Si Anna et Lévine croisent à peine leurs chemins dans le livre, c'est parce qu'ils sont a eux deux un seul personnage antithétique, et que leur destinée n'est pas leur rencontre, mais une évolution des plus singulières. Ils forment l'esprit de Tolstoï, qui ne fait que tergiverser dans le seul but de trouver l'exigence de vérité et l'amour.
On lui a d'ailleurs reproché de ne pas avoir fait se rencontrer plus souvent ces deux personnages, qui sont pourtant apparentés, ce qui rendrait l'architecture du livre bancale. Il s'en est expliqué ainsi: « Je suis fier au contraire de son architecture, les voûtes se rejoignent de telle manière qu'on ne remarque pas où est la clef... »
Le final du roman inscrit donc le vrai amour triomphant selon Tolstoï, celui de la femme mariée par amour, construisant son foyer loin de la société mondaine, où l'homme est épanoui au milieu de la nature.

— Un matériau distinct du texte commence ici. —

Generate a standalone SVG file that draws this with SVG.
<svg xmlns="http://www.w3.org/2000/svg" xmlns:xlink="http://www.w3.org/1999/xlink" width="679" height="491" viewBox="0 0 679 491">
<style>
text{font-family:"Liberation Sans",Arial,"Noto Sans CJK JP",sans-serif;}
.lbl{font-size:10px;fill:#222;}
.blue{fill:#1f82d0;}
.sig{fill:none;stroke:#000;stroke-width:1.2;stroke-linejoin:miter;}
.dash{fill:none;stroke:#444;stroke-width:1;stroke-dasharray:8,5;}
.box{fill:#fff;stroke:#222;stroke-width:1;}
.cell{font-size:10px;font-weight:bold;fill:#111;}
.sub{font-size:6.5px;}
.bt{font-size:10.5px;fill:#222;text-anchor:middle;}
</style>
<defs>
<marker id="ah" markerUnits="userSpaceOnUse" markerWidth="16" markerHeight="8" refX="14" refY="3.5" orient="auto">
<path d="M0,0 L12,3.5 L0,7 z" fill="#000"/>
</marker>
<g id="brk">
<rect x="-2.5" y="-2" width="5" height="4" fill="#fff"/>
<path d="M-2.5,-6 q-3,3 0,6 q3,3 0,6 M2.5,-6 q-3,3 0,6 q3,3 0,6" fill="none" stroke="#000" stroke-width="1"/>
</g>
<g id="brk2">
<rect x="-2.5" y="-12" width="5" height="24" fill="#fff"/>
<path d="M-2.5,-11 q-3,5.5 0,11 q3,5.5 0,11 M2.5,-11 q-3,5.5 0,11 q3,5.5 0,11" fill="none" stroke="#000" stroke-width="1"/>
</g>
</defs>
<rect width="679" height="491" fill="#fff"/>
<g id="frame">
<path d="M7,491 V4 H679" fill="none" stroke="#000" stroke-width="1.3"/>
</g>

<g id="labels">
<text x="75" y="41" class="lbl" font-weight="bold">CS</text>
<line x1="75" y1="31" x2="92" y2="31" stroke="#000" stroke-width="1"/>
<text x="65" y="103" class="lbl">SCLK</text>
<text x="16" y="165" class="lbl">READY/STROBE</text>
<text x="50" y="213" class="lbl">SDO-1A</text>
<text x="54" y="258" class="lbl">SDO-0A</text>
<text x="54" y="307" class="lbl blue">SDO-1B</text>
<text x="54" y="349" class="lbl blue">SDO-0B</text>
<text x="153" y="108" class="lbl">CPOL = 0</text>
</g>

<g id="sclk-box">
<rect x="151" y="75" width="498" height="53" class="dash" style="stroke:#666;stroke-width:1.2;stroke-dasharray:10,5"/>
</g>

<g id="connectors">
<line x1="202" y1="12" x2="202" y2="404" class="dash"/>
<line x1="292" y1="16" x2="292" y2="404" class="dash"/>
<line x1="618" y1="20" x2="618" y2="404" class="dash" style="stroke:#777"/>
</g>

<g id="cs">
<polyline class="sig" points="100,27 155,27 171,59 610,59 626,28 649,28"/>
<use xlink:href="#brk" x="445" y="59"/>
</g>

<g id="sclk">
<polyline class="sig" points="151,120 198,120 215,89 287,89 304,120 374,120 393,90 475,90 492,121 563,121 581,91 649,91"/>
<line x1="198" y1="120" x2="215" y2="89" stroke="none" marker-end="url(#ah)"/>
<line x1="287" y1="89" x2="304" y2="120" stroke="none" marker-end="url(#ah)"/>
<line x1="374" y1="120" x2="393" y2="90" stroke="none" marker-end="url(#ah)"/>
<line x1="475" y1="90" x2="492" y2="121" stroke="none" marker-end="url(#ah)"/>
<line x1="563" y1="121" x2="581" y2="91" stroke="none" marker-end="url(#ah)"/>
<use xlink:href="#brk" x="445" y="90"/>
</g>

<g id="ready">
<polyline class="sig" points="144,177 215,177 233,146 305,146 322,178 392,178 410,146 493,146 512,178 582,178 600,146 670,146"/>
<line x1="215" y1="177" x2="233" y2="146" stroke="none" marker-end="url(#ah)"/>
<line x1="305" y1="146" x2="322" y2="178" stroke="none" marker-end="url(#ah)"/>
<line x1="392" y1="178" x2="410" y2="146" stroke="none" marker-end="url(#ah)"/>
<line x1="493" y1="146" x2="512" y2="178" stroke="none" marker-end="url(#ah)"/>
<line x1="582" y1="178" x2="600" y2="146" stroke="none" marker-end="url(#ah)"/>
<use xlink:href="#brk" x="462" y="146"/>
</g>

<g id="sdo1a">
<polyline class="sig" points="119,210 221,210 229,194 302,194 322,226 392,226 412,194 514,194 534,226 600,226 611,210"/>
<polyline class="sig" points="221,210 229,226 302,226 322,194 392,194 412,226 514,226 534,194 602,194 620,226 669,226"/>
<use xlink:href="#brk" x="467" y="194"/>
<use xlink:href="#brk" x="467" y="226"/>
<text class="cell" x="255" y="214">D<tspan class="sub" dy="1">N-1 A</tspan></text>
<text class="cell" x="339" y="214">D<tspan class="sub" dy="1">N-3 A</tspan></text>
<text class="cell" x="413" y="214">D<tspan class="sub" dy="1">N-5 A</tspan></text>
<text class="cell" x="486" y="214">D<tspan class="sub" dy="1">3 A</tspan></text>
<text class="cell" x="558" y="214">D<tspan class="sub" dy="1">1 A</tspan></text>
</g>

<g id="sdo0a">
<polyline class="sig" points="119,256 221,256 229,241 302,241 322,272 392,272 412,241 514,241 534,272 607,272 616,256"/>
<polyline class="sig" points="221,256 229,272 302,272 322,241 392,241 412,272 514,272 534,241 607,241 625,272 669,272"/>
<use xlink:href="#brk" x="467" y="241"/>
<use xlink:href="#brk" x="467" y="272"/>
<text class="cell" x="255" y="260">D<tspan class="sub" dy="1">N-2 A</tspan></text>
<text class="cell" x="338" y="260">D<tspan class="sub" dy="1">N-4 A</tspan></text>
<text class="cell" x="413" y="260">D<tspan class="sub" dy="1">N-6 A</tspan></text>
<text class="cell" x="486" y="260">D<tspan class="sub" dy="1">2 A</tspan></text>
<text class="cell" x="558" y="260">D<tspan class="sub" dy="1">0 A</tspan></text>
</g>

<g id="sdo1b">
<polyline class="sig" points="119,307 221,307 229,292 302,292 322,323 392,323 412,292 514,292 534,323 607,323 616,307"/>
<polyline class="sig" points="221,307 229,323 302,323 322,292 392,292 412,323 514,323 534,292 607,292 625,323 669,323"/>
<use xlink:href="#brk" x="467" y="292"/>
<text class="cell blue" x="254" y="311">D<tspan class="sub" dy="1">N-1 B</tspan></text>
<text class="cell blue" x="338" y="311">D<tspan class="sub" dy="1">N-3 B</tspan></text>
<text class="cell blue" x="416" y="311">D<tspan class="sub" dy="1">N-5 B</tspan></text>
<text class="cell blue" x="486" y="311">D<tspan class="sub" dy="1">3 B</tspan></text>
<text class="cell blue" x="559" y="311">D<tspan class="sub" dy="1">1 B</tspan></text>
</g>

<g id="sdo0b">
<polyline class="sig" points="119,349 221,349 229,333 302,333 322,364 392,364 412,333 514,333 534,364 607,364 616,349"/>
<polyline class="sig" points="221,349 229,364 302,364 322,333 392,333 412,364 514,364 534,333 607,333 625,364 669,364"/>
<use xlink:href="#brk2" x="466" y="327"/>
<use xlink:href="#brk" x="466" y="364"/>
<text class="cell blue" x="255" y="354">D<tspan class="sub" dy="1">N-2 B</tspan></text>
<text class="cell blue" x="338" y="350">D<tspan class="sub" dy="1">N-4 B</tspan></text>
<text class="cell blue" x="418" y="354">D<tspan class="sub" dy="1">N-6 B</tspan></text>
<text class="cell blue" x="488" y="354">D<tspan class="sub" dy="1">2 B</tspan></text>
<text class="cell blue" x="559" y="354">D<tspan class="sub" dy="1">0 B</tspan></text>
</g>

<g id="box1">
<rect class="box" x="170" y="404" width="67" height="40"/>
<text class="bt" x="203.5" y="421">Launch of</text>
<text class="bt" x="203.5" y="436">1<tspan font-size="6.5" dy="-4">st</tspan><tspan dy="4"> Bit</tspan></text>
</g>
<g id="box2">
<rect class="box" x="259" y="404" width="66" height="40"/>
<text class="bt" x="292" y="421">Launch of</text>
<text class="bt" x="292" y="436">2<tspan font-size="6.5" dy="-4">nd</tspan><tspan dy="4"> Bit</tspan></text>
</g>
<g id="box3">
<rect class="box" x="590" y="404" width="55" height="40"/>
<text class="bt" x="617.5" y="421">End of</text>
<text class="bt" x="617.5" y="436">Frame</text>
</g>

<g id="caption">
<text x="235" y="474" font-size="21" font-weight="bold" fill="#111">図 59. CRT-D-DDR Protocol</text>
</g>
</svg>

En effet, il reproche l'occidentalisation de la Russie qui devient peu à peu progressiste et qui s'appuie trop sur l'occident. La femme moderne qu'est Anna représente le devenir de la Russie, ce que redoute Tolstoï.
Le style iconoclaste nous envoûte, nous fait vivre un moment unique et privilégié. On ne s'ennuie pas, même si ce livre est long. Cette longueur peut nous dissuader, mais ce serait faire une énorme erreur. TolstoÏ n'est pas un maître de la littérature pour rien. On la reconnaît, cette âme russe. Elle est omniprésente, nous emporte au cœur des évènements, nous réchauffe, nous émeut, nous fait palpiter, et par dessus tout, nous marque à jamais. Chaque mot est une couleur chatoyante qui créé une harmonie. Si la neuvième symphonie de Beethoven avait une suite, ce serait sûrement un roman russe.
Anna Karénine, est, par son style et sa splendeur, un des plus gros joyaux de la littérature russe, à lui-même une mosaïque multicolore de la Russie à la fin du XIXe siècle.
Cette fresque romanesque marquera les esprits de plus d'un, et ne nous laissera pas ignorant face aux malheurs que peuvent causer, comme le dit si bien Pierre Choderlos de Laclos, une seule liaison dangereuse.